使用RM算法求解 \(w = \mathbb{E}[R + \gamma v(X)]\) 构造函数 \(\begin{aligned} g(w) &= w - \mathbb{E}[R+\gamma v(X)] \\ \tilde{g}(w,\eta) &= w - [r + \gamma v(x)] \\ &= (w - \mathbb{E}[R + \gamma v(X)]) + (\mathbb{E}[R+\gamma v(X)] -[r+\gamma v(x)]) \\ &= g(w) + \eta \end{aligned}\) 则问题变为了求解RM算法 \(w_{k+1} = w_k - \alpha_k\tilde{g}(w_k,\eta_k) = w_k - \alpha_k[w_k - (r_k + \gamma v(x))]\)

TD Learning

state values

基于数据进行强化学习,由 ${ (s_t, r_{t+1}. s_{t+1})}$ 生成策略 $\pi$

\[\begin{cases} v_{t+1} (s_t) = v_t(s_t) - \alpha_t(s_t) \Big [v_t(s_t) - [r_{t+1} + \gamma v_t(s_{t+1})] \Big ] \\ v_{t+1}(s) = v_t(s), \quad \forall s \neq s_t \end{cases}\]
  • TD target

    \[\bar{v}_t = r_{t+1} + \gamma v_t(s_{t+1})\]
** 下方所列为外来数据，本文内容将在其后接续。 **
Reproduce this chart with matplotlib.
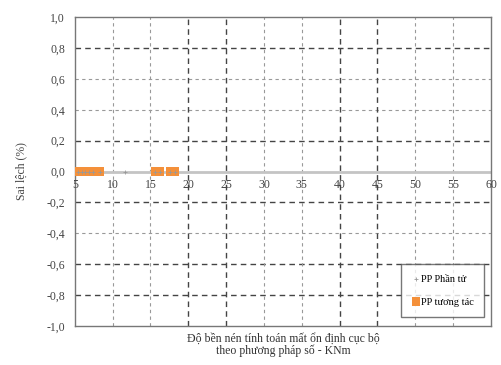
import matplotlib
matplotlib.use("Agg")
import matplotlib.pyplot as plt
from matplotlib.ticker import FuncFormatter

# Series data
x_tuong_tac = [5.4, 5.9, 6.4, 6.9, 7.4, 8.3, 15.6, 16.2, 17.6, 18.2]
y_tuong_tac = [0.0, 0.0, 0.0, 0.0, 0.0, 0.0, 0.0, 0.0, 0.0, 0.0]
x_phan_tu = [5.4, 5.9, 6.4, 6.9, 7.4, 8.3, 11.6, 15.6, 16.2, 17.6, 18.2]
y_phan_tu = [0.0, 0.0, 0.0, 0.0, 0.0, 0.0, 0.0, 0.0, 0.0, 0.0, 0.0]

x_ticks = [5, 10, 15, 20, 25, 30, 35, 40, 45, 50, 55, 60]
y_ticks = [-1.0, -0.8, -0.6, -0.4, -0.2, 0.0, 0.2, 0.4, 0.6, 0.8, 1.0]

plt.rcParams['font.family'] = ['Liberation Serif', 'DejaVu Serif']

fig = plt.figure(figsize=(5.02, 3.65), dpi=100)
ax = fig.add_axes([0.149, 0.107, 0.829, 0.846])

ax.set_xlim(5, 60)
ax.set_ylim(-1.0, 1.0)
ax.set_xticks(x_ticks)
ax.set_yticks(y_ticks)

# Gridlines
dark_y = {0.8, 0.2, -0.2, -0.6, -0.8}
for yv in y_ticks:
    if abs(yv) == 1.0 or yv == 0.0:
        continue
    key = round(yv, 1)
    if key in dark_y:
        ax.axhline(yv, color='#444444', lw=1.0, ls=(0, (4, 3)), zorder=1)
    else:
        ax.axhline(yv, color='#999999', lw=0.8, ls=(0, (3, 3)), zorder=1)
dark_x = {20, 25, 40, 45}
for xv in x_ticks[1:-1]:
    if xv in dark_x:
        ax.axvline(xv, color='#444444', lw=1.0, ls=(0, (4, 3)), zorder=1)
    else:
        ax.axvline(xv, color='#999999', lw=0.8, ls=(0, (3, 3)), zorder=1)

# Horizontal axis crossing at zero
ax.axhline(0, color='#c4c4c4', lw=2.0, zorder=2)

for s in ax.spines.values():
    s.set_color('#777777')
    s.set_linewidth(1.0)

ax.scatter(x_tuong_tac, y_tuong_tac, marker='s', s=40, color='#f4903a',
           edgecolors='none', zorder=4, label='PP tương tác')
ax.scatter(x_phan_tu, y_phan_tu, marker='+', s=10, color='#999999',
           linewidths=0.6, zorder=5, label='PP Phần tử')

fmt = FuncFormatter(lambda v, p: f"{v:.1f}".replace('.', ','))
ax.yaxis.set_major_formatter(fmt)
ax.tick_params(axis='y', length=0, labelsize=8.5, colors='#444444', pad=7)
ax.tick_params(axis='x', length=0, labelbottom=False)

for xv in x_ticks:
    ax.text(xv, -0.05, str(xv), ha='center', va='top', fontsize=8.5,
            color='#444444', zorder=3)

ax.set_ylabel('Sai lệch (%)', fontsize=8.5, color='#444444', labelpad=14)
ax.set_xlabel('Độ bền nén tính toán mất ổn định cục bộ\ntheo phương pháp số - KNm',
              fontsize=8.5, color='#333333', labelpad=5, linespacing=1.0)

handles, labels = ax.get_legend_handles_labels()
leg = ax.legend(handles[::-1], labels[::-1], loc='lower right',
                bbox_to_anchor=(0.997, 0.012), fontsize=7.5, frameon=True,
                fancybox=False, edgecolor='#555555', borderpad=1.0,
                labelspacing=1.3, handletextpad=0.1, handlelength=0.8)
leg.get_frame().set_linewidth(1.0)

fig.savefig('out.png', dpi=100)
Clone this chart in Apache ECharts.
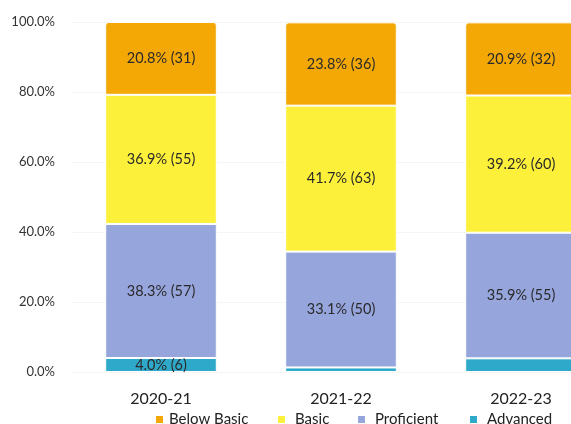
<!DOCTYPE html>
<html><head><meta charset="utf-8">
<script src="https://cdn.jsdelivr.net/npm/echarts@6/dist/echarts.min.js"></script>
<style>html,body{margin:0;padding:0;background:#fff;overflow:hidden;width:571px;height:424px}#c{width:612px;height:424px}</style>
</head><body><div id="c"></div>
<script>
var categories = ['2020-21', '2021-22', '2022-23'];
var belowBasicPct = [20.8, 23.8, 20.9];
var belowBasicN = [31, 36, 32];
var basicPct = [36.9, 41.7, 39.2];
var basicN = [55, 63, 60];
var proficientPct = [38.3, 33.1, 35.9];
var proficientN = [57, 50, 55];
var advancedPct = [4.0, 1.3, 3.9];
var advancedN = [6, 2, 6];
var advancedShowLabel = [true, false, false];
var yTicks = [0, 20, 40, 60, 80, 100];
var legendNames = ['Below Basic', 'Basic', 'Proficient', 'Advanced'];

var font = 'Lato, "Open Sans", sans-serif';
function mk(name, pct, n, color, top, showArr) {
  return {
    name: name, type: 'bar', stack: 'total', barWidth: '62%',
    data: pct.map(function (v, i) {
      var d = { value: v, n: n[i] };
      if (showArr && !showArr[i]) d.label = { show: false };
      return d;
    }),
    itemStyle: { color: color, borderColor: '#fff', borderWidth: 1,
      borderRadius: top ? [3, 3, 0, 0] : 0 },
    label: { show: true, position: 'inside', fontFamily: font, fontSize: 14.5, color: '#2a2a2a',
      formatter: function (p) { return p.value.toFixed(1) + '% (' + p.data.n + ')'; } }
  };
}
var legendLefts = [154, 276, 356, 468];
var legends = legendNames.map(function (nm, i) {
  return {
    data: [nm], left: legendLefts[i], bottom: -3, itemWidth: 9, itemHeight: 9,
    icon: 'rect', padding: 0,
    textStyle: { fontFamily: font, fontSize: 15, color: '#222', padding: [0, 0, 0, i === 0 ? 0 : 4] }
  };
});
var chart = echarts.init(document.getElementById('c'));
chart.setOption({
  animation: false,
  grid: { left: 71, right: 1, top: 22, bottom: 52 },
  legend: legends,
  xAxis: {
    type: 'category', data: categories,
    axisLine: { show: false }, axisTick: { show: false },
    axisLabel: { fontFamily: font, fontSize: 16, color: '#222', margin: 19 }
  },
  yAxis: {
    type: 'value', min: 0, max: 100, interval: 20,
    axisLabel: { fontFamily: font, fontSize: 13, color: '#333', margin: 16,
      formatter: function (v) { return yTicks.indexOf(v) >= 0 ? v.toFixed(1) + '%' : ''; } },
    splitLine: { lineStyle: { color: '#f5f5f5' } }
  },
  series: [
    mk('Advanced', advancedPct, advancedN, '#2fa9c9', false, advancedShowLabel),
    mk('Proficient', proficientPct, proficientN, '#97a5dd', false),
    mk('Basic', basicPct, basicN, '#fdf03a', false),
    mk('Below Basic', belowBasicPct, belowBasicN, '#f4a806', true)
  ]
});
</script></body></html>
    为什么称为target \(\begin{aligned} v_{t+1}(s_t) &= v_t(s_t) - \alpha_t(s_t)[v_t(s_t) - \bar{v}_t] \\ v_{t+1}(s_t) - {\color{blue}\bar{v}_t} &= v_t(s_t) - {\color{blue}\bar{v}_t} - \alpha_t(s_t)[v_t(s_t) - \bar{v}_t] \\ v_{t+1}(s_t) - {\color{blue}\bar{v}_t} &= [1 - \alpha_t(s_t)][v_t(s_t) - {\color{blue}\bar{v}_t}] \\ \end{aligned}\)

    因为$|1 - \alpha_t(s_t)| < 1$,故 \(|v_{t+1}(s_t) - {\color{blue}\bar{v}_t}| \leq |v_t(s_t) - {\color{blue}\bar{v}_t}|\)

  • TD error

\[\delta_t = v(s_t) - [r_{t_1} + \gamma v(s_{t+1})]\]

​ 修正 $v(s_t) $ 接近于目标 $v_\pi(s_t)$

性质

  • 给定一个policy,估计它的state value,即 policy evaluation
    • 不能估计action value
    • 不能给出最优策略
  • 在没有模型的情况下,计算贝尔曼公式

action values

Sarsa算法

需要数据 ${ (s_t,a_t, r_{t+1},s_{t+1},a_{t+1})}$

\[\begin{cases} q_{t+1}(s_t,a_t) = q_t(s_t,a_t) - \alpha_t(s_t,a_t) \Big[ q_t(s_t,a_t) - [r_{t+1} + \gamma q_t(s_{t+1},a_{t+1})]\Big]\\ q_{t+1}(s,a) = q_t(s,a), \quad \forall(s,a) \neq (s_t, a_t) \end{cases}\]